## The problem:
Quote the whole listing word for word. Do not include the pictures.

##### Material provided #####

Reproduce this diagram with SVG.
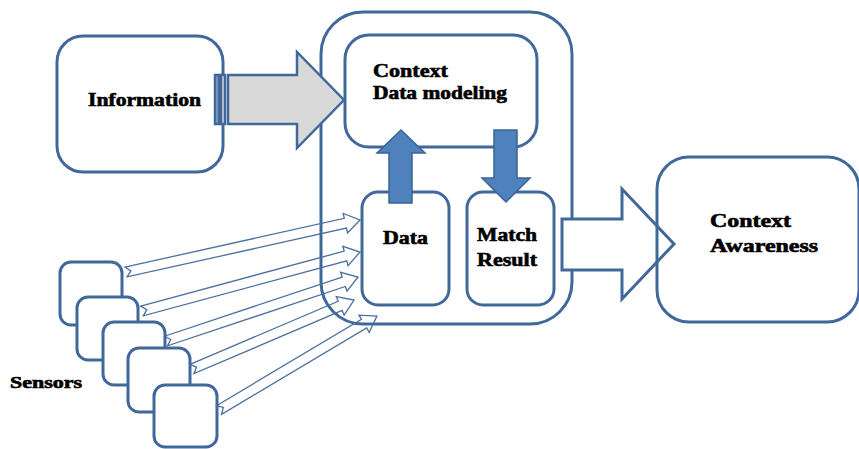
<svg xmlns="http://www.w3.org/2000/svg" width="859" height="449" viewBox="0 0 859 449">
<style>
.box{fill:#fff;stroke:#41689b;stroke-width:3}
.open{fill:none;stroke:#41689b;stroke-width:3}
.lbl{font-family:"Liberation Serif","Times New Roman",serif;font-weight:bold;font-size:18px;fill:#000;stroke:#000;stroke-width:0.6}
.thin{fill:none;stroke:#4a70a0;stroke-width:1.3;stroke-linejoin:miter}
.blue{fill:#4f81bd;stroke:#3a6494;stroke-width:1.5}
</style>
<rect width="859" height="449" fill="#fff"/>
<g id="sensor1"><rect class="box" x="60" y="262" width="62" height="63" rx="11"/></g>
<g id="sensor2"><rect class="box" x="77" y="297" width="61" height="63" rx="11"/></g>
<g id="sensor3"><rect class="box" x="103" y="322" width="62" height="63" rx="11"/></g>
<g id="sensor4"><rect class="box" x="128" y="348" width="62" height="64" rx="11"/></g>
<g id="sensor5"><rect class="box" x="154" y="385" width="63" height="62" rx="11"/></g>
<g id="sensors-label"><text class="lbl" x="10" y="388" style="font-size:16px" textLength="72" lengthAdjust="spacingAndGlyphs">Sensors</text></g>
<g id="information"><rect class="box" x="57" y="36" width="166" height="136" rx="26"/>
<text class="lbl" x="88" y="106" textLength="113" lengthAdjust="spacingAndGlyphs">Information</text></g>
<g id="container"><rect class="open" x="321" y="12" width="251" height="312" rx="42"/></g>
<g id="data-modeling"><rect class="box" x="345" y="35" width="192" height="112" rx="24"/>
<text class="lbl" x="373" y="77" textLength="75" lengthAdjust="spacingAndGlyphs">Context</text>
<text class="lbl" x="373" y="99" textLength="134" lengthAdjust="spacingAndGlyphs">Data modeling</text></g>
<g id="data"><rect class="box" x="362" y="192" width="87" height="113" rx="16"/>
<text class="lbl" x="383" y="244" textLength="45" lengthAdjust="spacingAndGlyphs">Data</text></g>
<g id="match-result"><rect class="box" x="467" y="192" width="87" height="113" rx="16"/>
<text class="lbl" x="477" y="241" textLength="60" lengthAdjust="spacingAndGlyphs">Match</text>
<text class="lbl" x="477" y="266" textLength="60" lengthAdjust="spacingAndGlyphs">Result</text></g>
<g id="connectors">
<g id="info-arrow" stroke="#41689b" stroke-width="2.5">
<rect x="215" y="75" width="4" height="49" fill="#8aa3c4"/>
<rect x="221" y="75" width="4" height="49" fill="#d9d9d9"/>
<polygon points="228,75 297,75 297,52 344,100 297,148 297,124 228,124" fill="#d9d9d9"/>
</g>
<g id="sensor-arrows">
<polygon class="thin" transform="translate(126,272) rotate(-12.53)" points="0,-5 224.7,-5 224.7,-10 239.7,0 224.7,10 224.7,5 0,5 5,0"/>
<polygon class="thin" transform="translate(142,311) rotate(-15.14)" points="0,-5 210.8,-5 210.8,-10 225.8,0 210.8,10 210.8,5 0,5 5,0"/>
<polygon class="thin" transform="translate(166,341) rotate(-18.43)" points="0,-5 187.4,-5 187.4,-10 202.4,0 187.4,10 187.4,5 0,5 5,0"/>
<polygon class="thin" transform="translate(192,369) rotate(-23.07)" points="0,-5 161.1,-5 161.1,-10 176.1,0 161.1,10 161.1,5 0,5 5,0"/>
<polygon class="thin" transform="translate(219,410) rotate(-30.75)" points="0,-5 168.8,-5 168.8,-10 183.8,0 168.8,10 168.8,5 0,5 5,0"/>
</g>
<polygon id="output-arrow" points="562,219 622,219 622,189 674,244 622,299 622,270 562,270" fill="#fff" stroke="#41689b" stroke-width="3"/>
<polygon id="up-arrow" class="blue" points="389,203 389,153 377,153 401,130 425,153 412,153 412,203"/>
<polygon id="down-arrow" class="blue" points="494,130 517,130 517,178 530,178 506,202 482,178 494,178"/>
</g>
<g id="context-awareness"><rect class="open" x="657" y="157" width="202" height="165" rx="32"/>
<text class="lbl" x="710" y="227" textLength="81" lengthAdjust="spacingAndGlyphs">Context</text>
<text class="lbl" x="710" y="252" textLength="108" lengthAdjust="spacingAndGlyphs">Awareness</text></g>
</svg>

#####

## Final result:
Reproduce this diagram with SVG.
<svg xmlns="http://www.w3.org/2000/svg" width="859" height="449" viewBox="0 0 859 449">
<style>
.box{fill:#fff;stroke:#41689b;stroke-width:3}
.open{fill:none;stroke:#41689b;stroke-width:3}
.lbl{font-family:"Liberation Serif","Times New Roman",serif;font-weight:bold;font-size:18px;fill:#000;stroke:#000;stroke-width:0.6}
.thin{fill:none;stroke:#4a70a0;stroke-width:1.3;stroke-linejoin:miter}
.blue{fill:#4f81bd;stroke:#3a6494;stroke-width:1.5}
</style>
<rect width="859" height="449" fill="#fff"/>
<g id="sensor1"><rect class="box" x="60" y="262" width="62" height="63" rx="11"/></g>
<g id="sensor2"><rect class="box" x="77" y="297" width="61" height="63" rx="11"/></g>
<g id="sensor3"><rect class="box" x="103" y="322" width="62" height="63" rx="11"/></g>
<g id="sensor4"><rect class="box" x="128" y="348" width="62" height="64" rx="11"/></g>
<g id="sensor5"><rect class="box" x="154" y="385" width="63" height="62" rx="11"/></g>
<g id="sensors-label"><text class="lbl" x="10" y="388" style="font-size:16px" textLength="72" lengthAdjust="spacingAndGlyphs">Sensors</text></g>
<g id="information"><rect class="box" x="57" y="36" width="166" height="136" rx="26"/>
<text class="lbl" x="88" y="106" textLength="113" lengthAdjust="spacingAndGlyphs">Information</text></g>
<g id="container"><rect class="open" x="321" y="12" width="251" height="312" rx="42"/></g>
<g id="data-modeling"><rect class="box" x="345" y="35" width="192" height="112" rx="24"/>
<text class="lbl" x="373" y="77" textLength="75" lengthAdjust="spacingAndGlyphs">Context</text>
<text class="lbl" x="373" y="99" textLength="134" lengthAdjust="spacingAndGlyphs">Data modeling</text></g>
<g id="data"><rect class="box" x="362" y="192" width="87" height="113" rx="16"/>
<text class="lbl" x="383" y="244" textLength="45" lengthAdjust="spacingAndGlyphs">Data</text></g>
<g id="match-result"><rect class="box" x="467" y="192" width="87" height="113" rx="16"/>
<text class="lbl" x="477" y="241" textLength="60" lengthAdjust="spacingAndGlyphs">Match</text>
<text class="lbl" x="477" y="266" textLength="60" lengthAdjust="spacingAndGlyphs">Result</text></g>
<g id="connectors">
<g id="info-arrow" stroke="#41689b" stroke-width="2.5">
<rect x="215" y="75" width="4" height="49" fill="#8aa3c4"/>
<rect x="221" y="75" width="4" height="49" fill="#d9d9d9"/>
<polygon points="228,75 297,75 297,52 344,100 297,148 297,124 228,124" fill="#d9d9d9"/>
</g>
<g id="sensor-arrows">
<polygon class="thin" transform="translate(126,272) rotate(-12.53)" points="0,-5 224.7,-5 224.7,-10 239.7,0 224.7,10 224.7,5 0,5 5,0"/>
<polygon class="thin" transform="translate(142,311) rotate(-15.14)" points="0,-5 210.8,-5 210.8,-10 225.8,0 210.8,10 210.8,5 0,5 5,0"/>
<polygon class="thin" transform="translate(166,341) rotate(-18.43)" points="0,-5 187.4,-5 187.4,-10 202.4,0 187.4,10 187.4,5 0,5 5,0"/>
<polygon class="thin" transform="translate(192,369) rotate(-23.07)" points="0,-5 161.1,-5 161.1,-10 176.1,0 161.1,10 161.1,5 0,5 5,0"/>
<polygon class="thin" transform="translate(219,410) rotate(-30.75)" points="0,-5 168.8,-5 168.8,-10 183.8,0 168.8,10 168.8,5 0,5 5,0"/>
</g>
<polygon id="output-arrow" points="562,219 622,219 622,189 674,244 622,299 622,270 562,270" fill="#fff" stroke="#41689b" stroke-width="3"/>
<polygon id="up-arrow" class="blue" points="389,203 389,153 377,153 401,130 425,153 412,153 412,203"/>
<polygon id="down-arrow" class="blue" points="494,130 517,130 517,178 530,178 506,202 482,178 494,178"/>
</g>
<g id="context-awareness"><rect class="open" x="657" y="157" width="202" height="165" rx="32"/>
<text class="lbl" x="710" y="227" textLength="81" lengthAdjust="spacingAndGlyphs">Context</text>
<text class="lbl" x="710" y="252" textLength="108" lengthAdjust="spacingAndGlyphs">Awareness</text></g>
</svg>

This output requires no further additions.